Write out the opening lines of the data word for word, up to and including the line with "const pairs = arr", and leave every picture and every later line out.

[Start of DATASET CONTENT]

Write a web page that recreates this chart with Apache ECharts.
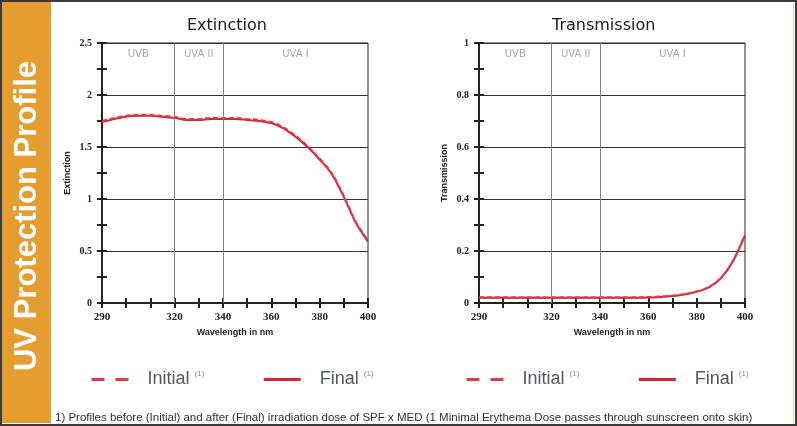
<!DOCTYPE html>
<html>
<head>
<meta charset="utf-8">
<script src="https://cdn.jsdelivr.net/npm/echarts@6/dist/echarts.min.js"></script>
<style>html,body{margin:0;padding:0;background:#fff;}#c{width:797px;height:426px;}</style>
</head>
<body>
<div id="c"></div>
<script>
// ---- data ----
const wavelengths = [290,295,300,305,310,315,320,325,330,335,340,345,350,355,360,365,370,375,380,385,390,395,400];
const extinctionInitial = [1.75,1.78,1.80,1.81,1.81,1.80,1.79,1.77,1.77,1.78,1.78,1.78,1.77,1.76,1.74,1.69,1.61,1.51,1.39,1.25,1.03,0.78,0.60];
const extinctionFinal   = [1.74,1.77,1.79,1.80,1.80,1.79,1.78,1.76,1.76,1.77,1.77,1.77,1.76,1.75,1.73,1.68,1.60,1.50,1.38,1.24,1.02,0.77,0.59];
const transmissionInitial = [0.022,0.022,0.022,0.022,0.022,0.022,0.022,0.022,0.022,0.022,0.022,0.022,0.022,0.022,0.023,0.025,0.028,0.034,0.044,0.061,0.096,0.162,0.262];
const transmissionFinal   = [0.020,0.020,0.020,0.020,0.020,0.020,0.020,0.020,0.020,0.020,0.020,0.020,0.020,0.020,0.021,0.023,0.027,0.033,0.043,0.060,0.095,0.160,0.260];
const xTickLabels = [290,320,340,360,380,400];
const bandNames = ['UVB','UVA II','UVA I'];
const bandEdges = [290,320,340,400];
const seriesNames = ['Initial','Final'];
const chartTitles = ['Extinction','Transmission'];
const footnote = '1) Profiles before (Initial) and after (Final) irradiation dose of SPF x MED (1 Minimal Erythema Dose passes through sunscreen onto skin)';
const sideTitle = 'UV Protection Profile';

// ---- styles ----
const RED_FINAL = '#d42530';
const RED_INIT = '#e53a46';
const AX = '#222';

const pairs = arr => wavelengths.map((w,i)=>[w, arr[i]]);

function xAx(g, main){
  return {
    type:'value', gridIndex:g, min:290, max:400, interval:10, position:'bottom',
    axisLine:{show:true, onZero:false, lineStyle:{color:AX, width:2}},
    axisTick:{show:true, inside:!main, length:5, lineStyle:{color:AX, width:2}},
    axisLabel: main ? {
      show:true, margin:9, color:AX, fontFamily:'Liberation Serif', fontWeight:'bold', fontSize:11,
      formatter: v => xTickLabels.indexOf(v) >= 0 ? String(v) : ''
    } : {show:false},
    splitLine:{show:false},
    name: main ? 'Wavelength in nm' : '',
    nameLocation:'middle', nameGap:21,
    nameTextStyle:{color:AX, fontFamily:'Liberation Sans', fontWeight:'bold', fontSize:9}
  };
}
function yAx(g, main, max, interval, name){
  return {
    type:'value', gridIndex:g, min:0, max:max, interval:interval, position:'left',
    axisLine:{show:true, onZero:false, lineStyle:{color:AX, width:2}},
    axisTick:{show:true, inside:!main, length:5, lineStyle:{color:AX, width:2}},
    minorTick:{show:true, splitNumber:2, length:5, lineStyle:{color:AX, width:2}},
    axisLabel: main ? {show:true, margin:10, color:AX, fontFamily:'Liberation Serif', fontWeight:'bold', fontSize:10} : {show:false},
    splitLine:{show:main, lineStyle:{color:'#333', width:1}},
    name: main ? name : '',
    nameLocation:'middle', nameGap:30,
    nameTextStyle:{color:AX, fontFamily:'Liberation Sans', fontWeight:'bold', fontSize:9}
  };
}

function marks(){
  return {
    markLine:{
      silent:true, symbol:['none','none'], animation:false,
      label:{show:false},
      lineStyle:{color:'#808080', width:1, type:'solid'},
      data: bandEdges.slice(1,-1).map(v=>({xAxis:v}))
    },
    markArea:{
      silent:true, animation:false,
      itemStyle:{color:'rgba(0,0,0,0)'},
      label:{show:true, position:'insideTop', distance:6, color:'#a8a8a8', fontSize:10, fontFamily:'DejaVu Sans'},
      data: bandNames.map((n,i)=>[{name:n, xAxis:bandEdges[i]},{xAxis:bandEdges[i+1]}])
    }
  };
}

function lineSeries(name, data, xi, yi, withMarks){
  const dashed = name === seriesNames[0];
  const s = {
    type:'line', name:name, data:data, xAxisIndex:xi, yAxisIndex:yi,
    smooth:0.3, symbol:'none', animation:false, z: dashed ? 4 : 3,
    lineStyle:{color: dashed ? RED_INIT : RED_FINAL, width:2, type: dashed ? [5,3] : 'solid'},
    itemStyle:{color: dashed ? RED_INIT : RED_FINAL}
  };
  if (withMarks) Object.assign(s, marks());
  return s;
}

function legendAt(left){
  return {
    left:left, top:370, padding:0, orient:'horizontal', itemWidth:37, itemHeight:14, itemGap:58,
    selectedMode:false,
    data:[
      {name:seriesNames[0], itemStyle:{opacity:0}, lineStyle:{width:3, type:[13,11], color:RED_INIT}},
      {name:seriesNames[1], itemStyle:{opacity:0}, lineStyle:{width:3, type:'solid', color:RED_FINAL}}
    ],
    formatter: n => '{n|' + n + '}{s|(1)}',
    textStyle:{
      padding:[0,0,0,14],
      rich:{
        n:{fontSize:18, color:'#4d5866', fontFamily:'Liberation Sans'},
        s:{fontSize:8, color:'#8a8f96', fontFamily:'Liberation Sans', padding:[0,0,11,5]}
      }
    }
  };
}

const titleStyle = {fontFamily:'DejaVu Sans', fontSize:16, fontWeight:'normal', color:'#1a1a1a'};

const option = {
  backgroundColor:'#fff',
  animation:false,
  title:[
    {text:chartTitles[0], left:187, top:18, padding:0, textStyle:titleStyle},
    {text:chartTitles[1], left:552, top:18, padding:0, textStyle:titleStyle},
    {text:footnote, left:55, top:412, padding:0, textStyle:{fontFamily:'Liberation Sans', fontSize:11.5, fontWeight:'normal', color:'#2a2f3a'}}
  ],
  grid:[
    {left:102, top:43, width:266, height:260, show:true, borderColor:'#222', borderWidth:1, backgroundColor:'rgba(0,0,0,0)'},
    {left:479, top:43, width:266, height:260, show:true, borderColor:'#222', borderWidth:1, backgroundColor:'rgba(0,0,0,0)'}
  ],
  xAxis:[xAx(0,true), xAx(0,false), xAx(1,true), xAx(1,false)],
  yAxis:[
    yAx(0,true,2.5,0.5,chartTitles[0]), yAx(0,false,2.5,0.5,''),
    yAx(1,true,1,0.2,chartTitles[1]), yAx(1,false,1,0.2,'')
  ],
  legend:[legendAt(90), legendAt(465)],
  series:[
    lineSeries(seriesNames[1], pairs(extinctionFinal), 0, 0, true),
    lineSeries(seriesNames[0], pairs(extinctionInitial), 0, 0, false),
    lineSeries(seriesNames[1], pairs(transmissionFinal), 2, 2, true),
    lineSeries(seriesNames[0], pairs(transmissionInitial), 2, 2, false)
  ],
  graphic:[
    {type:'rect', z:-10, shape:{x:2, y:2, width:49, height:421}, style:{fill:'#e49d2e'}},
    {type:'rect', z:-9, shape:{x:1, y:1, width:795, height:424}, style:{fill:'none', stroke:'#3a3a3a', lineWidth:2}},
    {type:'line', z:-9, shape:{x1:793.5, y1:3, x2:793.5, y2:423}, style:{stroke:'#edcf9f', lineWidth:1}},
    {type:'text', z:10, x:27, y:216, rotation:Math.PI/2,
      style:{text:sideTitle, fill:'#ffffff', fontFamily:'Liberation Sans', fontWeight:'bold', fontSize:31, align:'center', verticalAlign:'middle'}}
  ]
};

const chart = echarts.init(document.getElementById('c'), null, {renderer:'canvas'});
chart.setOption(option);
</script>
</body>
</html>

[End of DATASET CONTENT]

COMPLETE ANSWER:
Write a web page that recreates this chart with Apache ECharts.
<!DOCTYPE html>
<html>
<head>
<meta charset="utf-8">
<script src="https://cdn.jsdelivr.net/npm/echarts@6/dist/echarts.min.js"></script>
<style>html,body{margin:0;padding:0;background:#fff;}#c{width:797px;height:426px;}</style>
</head>
<body>
<div id="c"></div>
<script>
// ---- data ----
const wavelengths = [290,295,300,305,310,315,320,325,330,335,340,345,350,355,360,365,370,375,380,385,390,395,400];
const extinctionInitial = [1.75,1.78,1.80,1.81,1.81,1.80,1.79,1.77,1.77,1.78,1.78,1.78,1.77,1.76,1.74,1.69,1.61,1.51,1.39,1.25,1.03,0.78,0.60];
const extinctionFinal   = [1.74,1.77,1.79,1.80,1.80,1.79,1.78,1.76,1.76,1.77,1.77,1.77,1.76,1.75,1.73,1.68,1.60,1.50,1.38,1.24,1.02,0.77,0.59];
const transmissionInitial = [0.022,0.022,0.022,0.022,0.022,0.022,0.022,0.022,0.022,0.022,0.022,0.022,0.022,0.022,0.023,0.025,0.028,0.034,0.044,0.061,0.096,0.162,0.262];
const transmissionFinal   = [0.020,0.020,0.020,0.020,0.020,0.020,0.020,0.020,0.020,0.020,0.020,0.020,0.020,0.020,0.021,0.023,0.027,0.033,0.043,0.060,0.095,0.160,0.260];
const xTickLabels = [290,320,340,360,380,400];
const bandNames = ['UVB','UVA II','UVA I'];
const bandEdges = [290,320,340,400];
const seriesNames = ['Initial','Final'];
const chartTitles = ['Extinction','Transmission'];
const footnote = '1) Profiles before (Initial) and after (Final) irradiation dose of SPF x MED (1 Minimal Erythema Dose passes through sunscreen onto skin)';
const sideTitle = 'UV Protection Profile';

// ---- styles ----
const RED_FINAL = '#d42530';
const RED_INIT = '#e53a46';
const AX = '#222';

const pairs = arr => wavelengths.map((w,i)=>[w, arr[i]]);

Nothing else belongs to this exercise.